Née sur une base de l’OTAN en Sardaigne (Italie), Murphy a passé sa jeunesse aux quatre coins du Canada sur différentes bases des Forces armées canadiennes. Elle a commencé à étudier la composition à l’Université de Calgary auprès de William Jordan et Allan Bell; elle est titulaire d’un doctorat dans ce domaine dirigé par Philip Wilby (Université de Leeds, R.-U.). Après avoir vécu de nombreuses années à Washington (D.C.) – elle était alors « Étrangère ayant des talents exceptionnels » selon le Service de l’immigration et de la naturalisation des États-Unis – elle poursuit maintenant, en toute discrétion, sa carrière de compositrice indépendante à Ottawa.

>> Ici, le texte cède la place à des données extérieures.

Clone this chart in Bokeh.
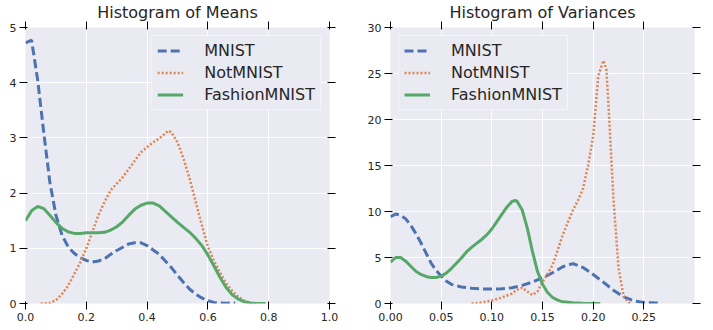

Ian Cusson (né en 1981) est un compositeur canadien de mélodies, d’opéras et de pièces orchestrales. D’origine métisse (communauté métisse de la Baie Georgienne) et canadienne-française, il explore, dans son œuvre, l’expérience autochtone au Canada, en particulier l’histoire du peuple métis, l’union des identités raciales mixtes et la rencontre des cultures occidentales et autochtones.
Il a étudié la composition auprès de Jake Heggie et Samuel Dolin ainsi que le piano sous la houlette de James Anagnoson à l’École Glenn-Gould. Lauréat d’un Prix national d’excellence décerné aux Autochtones, il a obtenu de nombreuses subventions, y compris une bourse des Projets Chalmers de perfectionnement professionnel et plusieurs bourses des conseils des arts du Canada, de l’Ontario et de Toronto.
Cusson a été le premier compositeur en résidence à l’Orchestre du Centre national des Arts dans le cadre du programme Carrefour (2017–2019). Il est actuellement compositeur en résidence à la Compagnie d’opéra canadienne (2019–2021). Compositeur agréé du Centre de musique canadienne, il est aussi membre de la Ligue canadienne des compositeurs.
Ian Cusson réside à Toronto avec sa femme et leurs quatre enfants.